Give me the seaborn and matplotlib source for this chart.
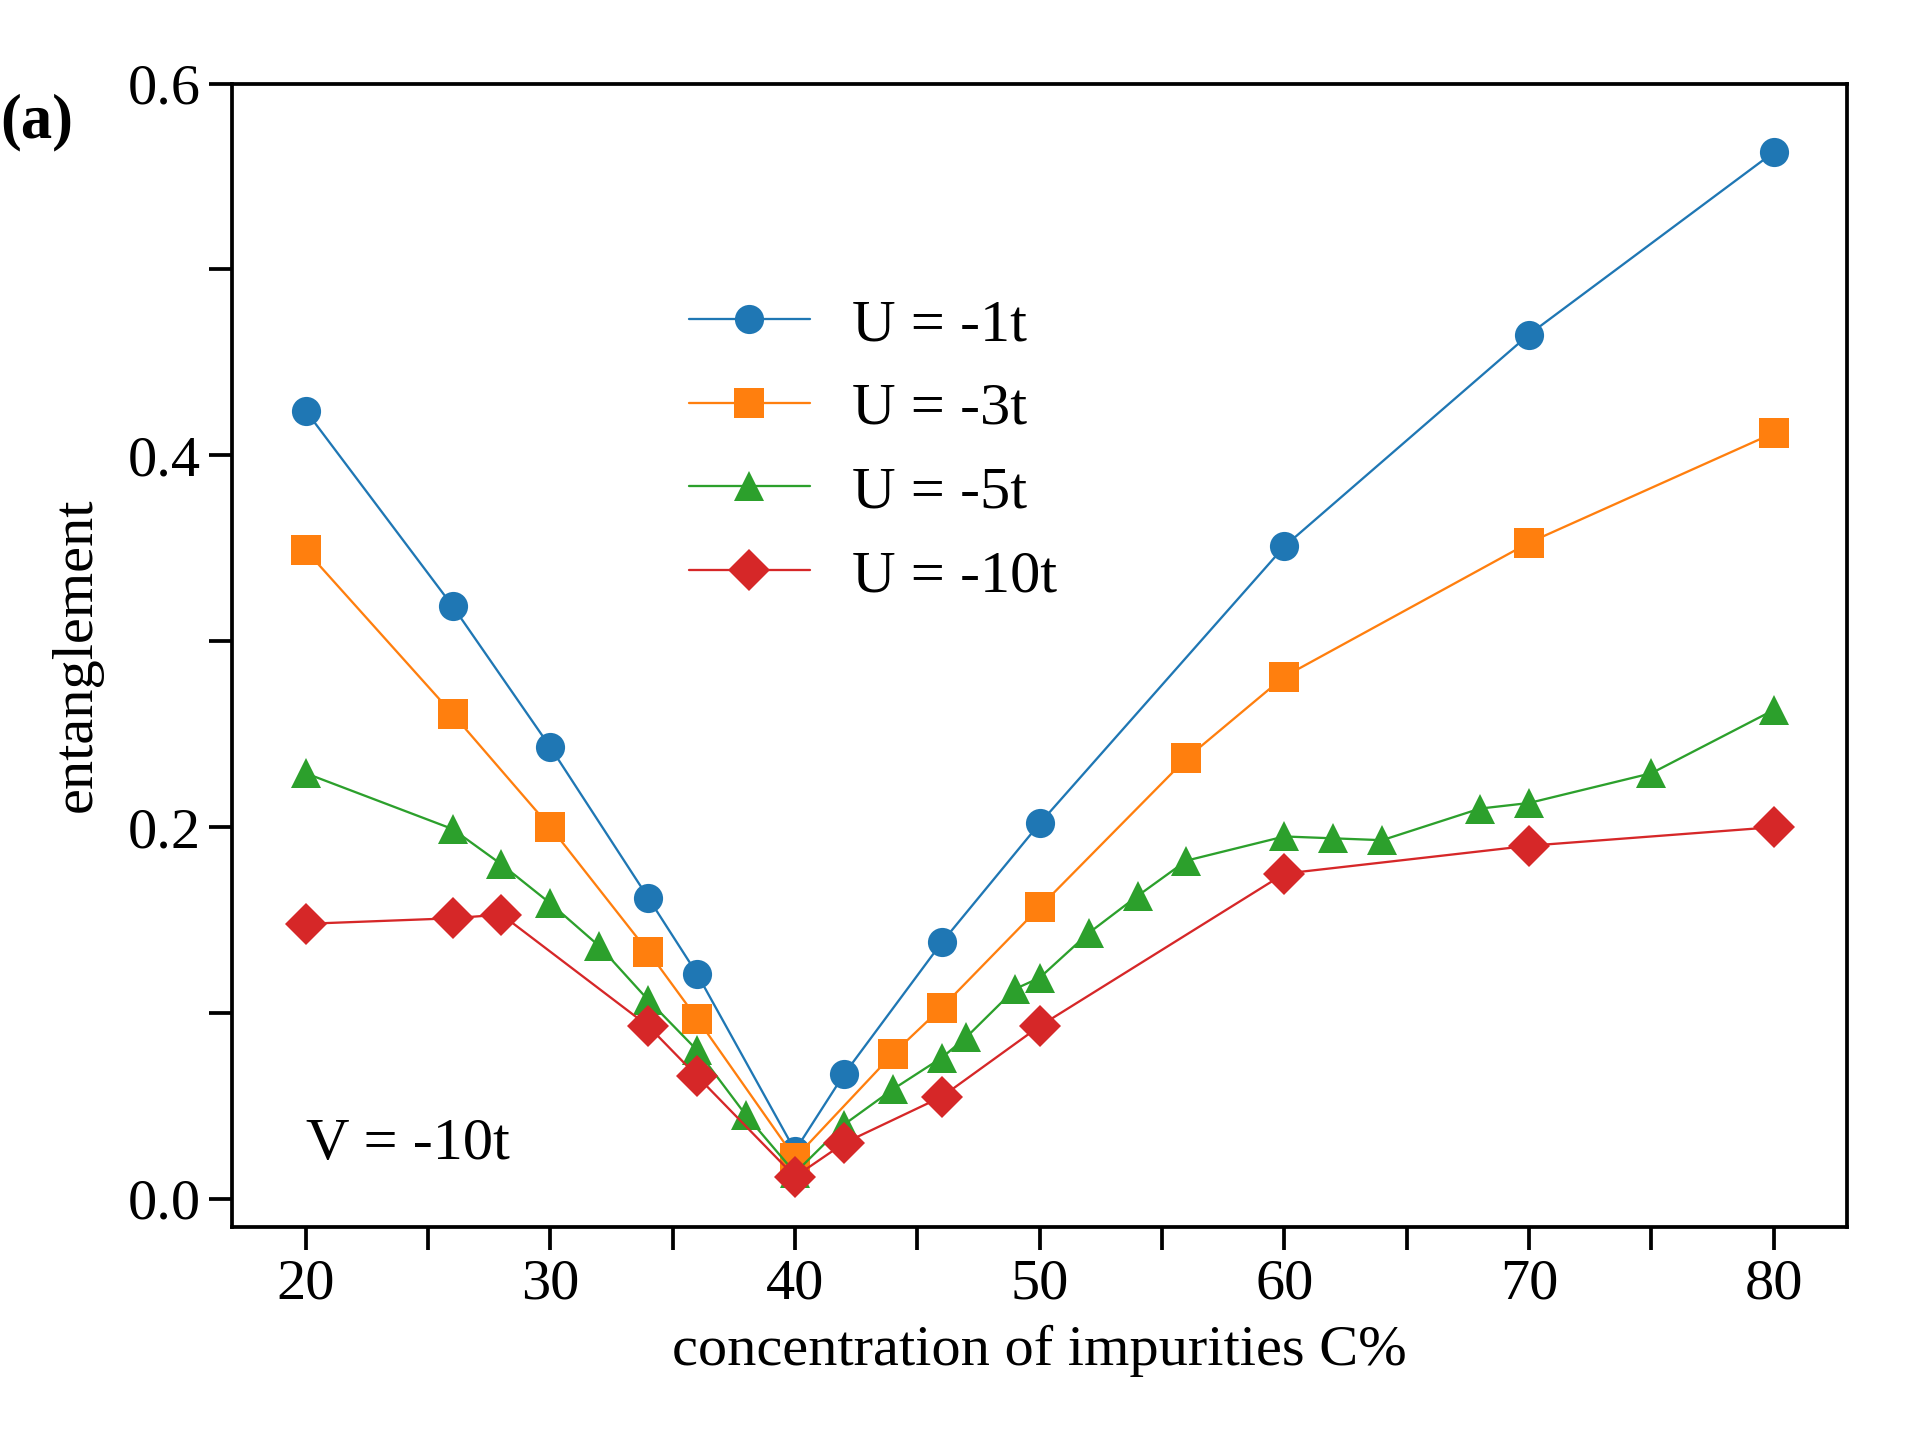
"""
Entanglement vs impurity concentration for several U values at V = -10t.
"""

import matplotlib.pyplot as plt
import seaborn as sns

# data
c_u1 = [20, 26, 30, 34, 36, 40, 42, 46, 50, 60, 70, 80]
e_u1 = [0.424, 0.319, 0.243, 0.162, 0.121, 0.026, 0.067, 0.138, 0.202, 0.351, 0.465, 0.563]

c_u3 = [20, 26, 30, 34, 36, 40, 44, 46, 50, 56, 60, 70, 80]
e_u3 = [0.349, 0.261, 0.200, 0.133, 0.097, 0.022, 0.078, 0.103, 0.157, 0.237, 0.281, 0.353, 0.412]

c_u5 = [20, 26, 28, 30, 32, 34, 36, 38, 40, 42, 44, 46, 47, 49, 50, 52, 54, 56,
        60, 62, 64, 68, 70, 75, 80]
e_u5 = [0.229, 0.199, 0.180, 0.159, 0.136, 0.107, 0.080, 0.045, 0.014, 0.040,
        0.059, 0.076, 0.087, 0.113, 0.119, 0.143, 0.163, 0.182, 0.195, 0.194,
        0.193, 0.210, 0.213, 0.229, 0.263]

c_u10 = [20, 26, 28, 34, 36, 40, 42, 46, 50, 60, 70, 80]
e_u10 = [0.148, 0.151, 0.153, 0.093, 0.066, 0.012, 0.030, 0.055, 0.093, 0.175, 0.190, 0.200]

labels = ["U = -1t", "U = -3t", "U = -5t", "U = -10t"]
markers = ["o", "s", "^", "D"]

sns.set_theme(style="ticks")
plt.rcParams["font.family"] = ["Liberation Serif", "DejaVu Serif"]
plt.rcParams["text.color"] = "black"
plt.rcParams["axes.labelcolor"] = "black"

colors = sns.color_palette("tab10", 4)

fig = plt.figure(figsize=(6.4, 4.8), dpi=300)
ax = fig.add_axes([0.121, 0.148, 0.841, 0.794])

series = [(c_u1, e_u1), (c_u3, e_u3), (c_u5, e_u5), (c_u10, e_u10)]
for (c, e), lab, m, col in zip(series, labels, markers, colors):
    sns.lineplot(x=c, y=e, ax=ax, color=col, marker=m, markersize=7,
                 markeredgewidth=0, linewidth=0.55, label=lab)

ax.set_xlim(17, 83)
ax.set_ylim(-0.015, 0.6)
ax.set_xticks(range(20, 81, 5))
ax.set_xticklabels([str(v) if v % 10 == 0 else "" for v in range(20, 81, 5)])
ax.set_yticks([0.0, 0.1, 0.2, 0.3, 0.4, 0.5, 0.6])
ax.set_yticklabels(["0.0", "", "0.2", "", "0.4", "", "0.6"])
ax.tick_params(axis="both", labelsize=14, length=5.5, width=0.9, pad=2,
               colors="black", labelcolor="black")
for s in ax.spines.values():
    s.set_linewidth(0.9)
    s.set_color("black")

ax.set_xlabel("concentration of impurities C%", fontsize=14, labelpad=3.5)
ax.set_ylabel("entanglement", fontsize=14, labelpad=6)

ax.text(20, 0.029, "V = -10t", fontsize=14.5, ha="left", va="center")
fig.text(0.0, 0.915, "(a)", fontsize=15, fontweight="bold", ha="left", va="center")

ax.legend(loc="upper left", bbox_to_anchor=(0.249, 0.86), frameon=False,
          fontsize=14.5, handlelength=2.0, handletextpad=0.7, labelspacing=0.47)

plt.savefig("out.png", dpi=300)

#### [PROBLEM TO SOLVE]
Gather all lines where the word "seaborn" appears.

#### [ANSWER TO THE TASK]
Give me the seaborn and matplotlib source for this chart.
import seaborn as sns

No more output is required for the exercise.